Work to complete: Repeat the lines of the data that follow, please, starting at the first and stopping after the one with "plt.rcParams['mathtext.it'] = 'Liberation".

Data extract:
◆ ◆ ◆ ◆

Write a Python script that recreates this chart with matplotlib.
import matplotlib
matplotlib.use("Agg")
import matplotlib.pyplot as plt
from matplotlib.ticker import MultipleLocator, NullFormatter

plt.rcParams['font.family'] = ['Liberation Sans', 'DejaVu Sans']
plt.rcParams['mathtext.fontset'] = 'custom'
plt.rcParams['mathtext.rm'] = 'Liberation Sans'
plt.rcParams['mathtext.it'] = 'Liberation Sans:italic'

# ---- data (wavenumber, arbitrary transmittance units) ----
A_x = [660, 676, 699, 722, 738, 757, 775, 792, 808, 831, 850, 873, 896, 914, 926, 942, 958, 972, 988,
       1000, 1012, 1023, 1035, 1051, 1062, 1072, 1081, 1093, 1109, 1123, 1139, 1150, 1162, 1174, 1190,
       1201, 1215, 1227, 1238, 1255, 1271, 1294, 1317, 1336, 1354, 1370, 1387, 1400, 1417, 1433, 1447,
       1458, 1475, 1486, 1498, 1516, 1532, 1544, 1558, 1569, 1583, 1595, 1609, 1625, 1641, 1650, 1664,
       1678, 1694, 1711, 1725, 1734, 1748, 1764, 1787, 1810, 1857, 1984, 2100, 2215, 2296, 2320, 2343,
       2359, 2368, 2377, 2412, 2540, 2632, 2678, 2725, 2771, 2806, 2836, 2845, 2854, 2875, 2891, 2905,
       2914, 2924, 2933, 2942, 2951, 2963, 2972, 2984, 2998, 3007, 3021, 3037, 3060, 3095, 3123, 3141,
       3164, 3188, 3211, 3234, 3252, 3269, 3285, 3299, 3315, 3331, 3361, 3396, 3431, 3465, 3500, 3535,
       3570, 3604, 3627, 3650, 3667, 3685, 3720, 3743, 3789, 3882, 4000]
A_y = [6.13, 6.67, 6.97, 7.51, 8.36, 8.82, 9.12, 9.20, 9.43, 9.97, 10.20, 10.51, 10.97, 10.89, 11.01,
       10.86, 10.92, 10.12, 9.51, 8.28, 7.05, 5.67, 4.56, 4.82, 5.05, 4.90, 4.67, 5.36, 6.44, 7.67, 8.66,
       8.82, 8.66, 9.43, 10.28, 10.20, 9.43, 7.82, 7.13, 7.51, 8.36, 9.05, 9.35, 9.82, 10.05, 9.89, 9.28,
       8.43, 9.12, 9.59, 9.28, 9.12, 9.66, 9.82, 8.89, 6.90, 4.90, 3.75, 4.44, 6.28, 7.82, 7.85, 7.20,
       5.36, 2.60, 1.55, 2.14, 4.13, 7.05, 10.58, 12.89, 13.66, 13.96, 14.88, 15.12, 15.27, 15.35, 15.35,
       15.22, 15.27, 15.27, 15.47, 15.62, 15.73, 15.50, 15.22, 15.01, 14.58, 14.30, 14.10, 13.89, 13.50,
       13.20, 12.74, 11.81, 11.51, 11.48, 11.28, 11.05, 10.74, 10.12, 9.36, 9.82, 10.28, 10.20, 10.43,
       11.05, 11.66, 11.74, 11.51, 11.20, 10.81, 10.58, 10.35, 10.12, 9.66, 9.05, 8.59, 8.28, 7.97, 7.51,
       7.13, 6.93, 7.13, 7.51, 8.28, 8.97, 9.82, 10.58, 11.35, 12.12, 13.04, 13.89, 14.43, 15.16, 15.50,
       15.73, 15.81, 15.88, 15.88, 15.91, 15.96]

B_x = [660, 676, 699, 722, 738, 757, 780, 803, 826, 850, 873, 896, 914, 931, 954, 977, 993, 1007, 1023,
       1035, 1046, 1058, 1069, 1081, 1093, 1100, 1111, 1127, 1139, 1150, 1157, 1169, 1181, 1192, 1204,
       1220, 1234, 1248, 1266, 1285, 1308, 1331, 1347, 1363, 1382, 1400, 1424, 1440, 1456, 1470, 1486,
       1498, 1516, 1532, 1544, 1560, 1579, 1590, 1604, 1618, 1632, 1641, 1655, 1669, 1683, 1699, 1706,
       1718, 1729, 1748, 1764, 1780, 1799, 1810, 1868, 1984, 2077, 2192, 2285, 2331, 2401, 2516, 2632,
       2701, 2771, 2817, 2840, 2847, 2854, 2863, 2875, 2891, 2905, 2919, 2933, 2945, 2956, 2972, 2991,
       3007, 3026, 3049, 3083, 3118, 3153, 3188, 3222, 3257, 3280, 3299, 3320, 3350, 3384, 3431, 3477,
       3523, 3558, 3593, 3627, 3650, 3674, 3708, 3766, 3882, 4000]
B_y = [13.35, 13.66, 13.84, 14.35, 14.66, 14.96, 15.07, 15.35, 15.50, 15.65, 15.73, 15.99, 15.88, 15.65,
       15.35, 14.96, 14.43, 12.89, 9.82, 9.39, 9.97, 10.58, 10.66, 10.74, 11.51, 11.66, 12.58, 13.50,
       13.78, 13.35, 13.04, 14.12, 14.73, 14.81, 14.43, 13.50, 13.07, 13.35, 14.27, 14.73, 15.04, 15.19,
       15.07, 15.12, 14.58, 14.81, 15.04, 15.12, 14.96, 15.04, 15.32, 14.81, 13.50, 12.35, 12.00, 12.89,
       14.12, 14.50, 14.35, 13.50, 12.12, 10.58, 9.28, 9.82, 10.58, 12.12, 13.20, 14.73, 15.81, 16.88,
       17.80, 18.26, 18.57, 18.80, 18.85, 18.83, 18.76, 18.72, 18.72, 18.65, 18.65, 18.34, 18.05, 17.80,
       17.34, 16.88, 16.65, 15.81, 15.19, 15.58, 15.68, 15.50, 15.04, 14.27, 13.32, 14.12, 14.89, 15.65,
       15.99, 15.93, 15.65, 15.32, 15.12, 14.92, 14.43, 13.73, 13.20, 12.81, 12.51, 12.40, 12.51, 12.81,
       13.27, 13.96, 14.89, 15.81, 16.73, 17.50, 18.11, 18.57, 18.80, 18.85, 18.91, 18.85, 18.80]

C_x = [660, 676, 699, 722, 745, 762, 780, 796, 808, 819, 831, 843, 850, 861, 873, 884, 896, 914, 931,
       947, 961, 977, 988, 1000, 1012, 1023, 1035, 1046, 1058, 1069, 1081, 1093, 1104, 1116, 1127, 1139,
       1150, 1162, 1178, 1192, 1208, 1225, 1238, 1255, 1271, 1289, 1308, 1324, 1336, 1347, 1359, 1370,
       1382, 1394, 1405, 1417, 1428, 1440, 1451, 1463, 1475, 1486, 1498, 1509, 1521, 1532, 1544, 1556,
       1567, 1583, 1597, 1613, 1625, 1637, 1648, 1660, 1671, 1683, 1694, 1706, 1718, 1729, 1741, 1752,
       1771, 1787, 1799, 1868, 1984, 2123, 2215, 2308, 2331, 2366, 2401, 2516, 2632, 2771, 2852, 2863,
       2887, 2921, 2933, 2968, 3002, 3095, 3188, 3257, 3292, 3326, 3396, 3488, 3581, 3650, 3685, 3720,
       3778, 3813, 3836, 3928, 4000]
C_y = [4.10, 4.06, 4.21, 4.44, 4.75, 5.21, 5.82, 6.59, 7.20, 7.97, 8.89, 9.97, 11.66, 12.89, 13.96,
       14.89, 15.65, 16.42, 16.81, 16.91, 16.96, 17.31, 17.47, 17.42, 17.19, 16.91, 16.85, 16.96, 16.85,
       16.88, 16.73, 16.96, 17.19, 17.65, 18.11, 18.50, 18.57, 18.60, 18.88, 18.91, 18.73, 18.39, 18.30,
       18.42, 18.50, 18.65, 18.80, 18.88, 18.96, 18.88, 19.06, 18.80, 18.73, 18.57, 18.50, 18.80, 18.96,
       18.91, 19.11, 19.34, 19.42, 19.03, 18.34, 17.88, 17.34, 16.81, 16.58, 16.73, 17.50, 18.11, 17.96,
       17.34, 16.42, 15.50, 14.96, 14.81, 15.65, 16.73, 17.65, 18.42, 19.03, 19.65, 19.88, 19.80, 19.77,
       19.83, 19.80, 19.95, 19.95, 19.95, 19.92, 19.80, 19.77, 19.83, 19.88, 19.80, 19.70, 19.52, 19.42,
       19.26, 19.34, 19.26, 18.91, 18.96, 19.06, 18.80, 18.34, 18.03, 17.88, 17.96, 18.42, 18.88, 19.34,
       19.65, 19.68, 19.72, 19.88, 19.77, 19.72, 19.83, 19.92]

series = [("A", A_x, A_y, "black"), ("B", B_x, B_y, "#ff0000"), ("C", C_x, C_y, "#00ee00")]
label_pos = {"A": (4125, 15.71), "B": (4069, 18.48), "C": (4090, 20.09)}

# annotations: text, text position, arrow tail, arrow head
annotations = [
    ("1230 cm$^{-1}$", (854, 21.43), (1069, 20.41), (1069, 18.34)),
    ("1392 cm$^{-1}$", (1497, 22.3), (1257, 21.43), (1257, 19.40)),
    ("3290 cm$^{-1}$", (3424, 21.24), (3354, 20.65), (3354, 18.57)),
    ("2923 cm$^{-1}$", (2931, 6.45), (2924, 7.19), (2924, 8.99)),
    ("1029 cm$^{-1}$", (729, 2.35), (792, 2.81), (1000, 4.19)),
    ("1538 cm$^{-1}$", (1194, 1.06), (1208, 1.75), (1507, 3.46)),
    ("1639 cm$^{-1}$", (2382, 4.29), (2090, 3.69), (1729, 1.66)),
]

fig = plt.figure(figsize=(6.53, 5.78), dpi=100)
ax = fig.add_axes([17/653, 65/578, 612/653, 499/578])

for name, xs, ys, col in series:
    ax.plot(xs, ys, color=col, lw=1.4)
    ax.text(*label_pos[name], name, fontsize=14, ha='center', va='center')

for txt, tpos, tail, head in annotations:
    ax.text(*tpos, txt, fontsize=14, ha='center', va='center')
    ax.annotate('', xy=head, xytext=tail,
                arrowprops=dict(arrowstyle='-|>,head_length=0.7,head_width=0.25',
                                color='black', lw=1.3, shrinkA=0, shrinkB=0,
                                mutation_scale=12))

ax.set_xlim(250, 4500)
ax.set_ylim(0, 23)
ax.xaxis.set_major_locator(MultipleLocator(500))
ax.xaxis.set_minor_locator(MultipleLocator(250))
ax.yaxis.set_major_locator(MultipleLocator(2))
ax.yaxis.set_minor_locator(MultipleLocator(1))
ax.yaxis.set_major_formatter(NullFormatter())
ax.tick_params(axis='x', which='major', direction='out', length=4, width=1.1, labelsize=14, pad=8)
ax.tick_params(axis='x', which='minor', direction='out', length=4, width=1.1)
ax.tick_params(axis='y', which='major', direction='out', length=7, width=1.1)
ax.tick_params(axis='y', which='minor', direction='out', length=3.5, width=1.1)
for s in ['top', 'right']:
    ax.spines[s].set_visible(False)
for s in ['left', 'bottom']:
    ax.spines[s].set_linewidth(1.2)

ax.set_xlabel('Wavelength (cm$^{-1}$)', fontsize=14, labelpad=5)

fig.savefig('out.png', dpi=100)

◆ ◆ ◆ ◆

Exercise result:
Write a Python script that recreates this chart with matplotlib.
import matplotlib
matplotlib.use("Agg")
import matplotlib.pyplot as plt
from matplotlib.ticker import MultipleLocator, NullFormatter

plt.rcParams['font.family'] = ['Liberation Sans', 'DejaVu Sans']
plt.rcParams['mathtext.fontset'] = 'custom'
plt.rcParams['mathtext.rm'] = 'Liberation Sans'
plt.rcParams['mathtext.it'] = 'Liberation Sans:italic'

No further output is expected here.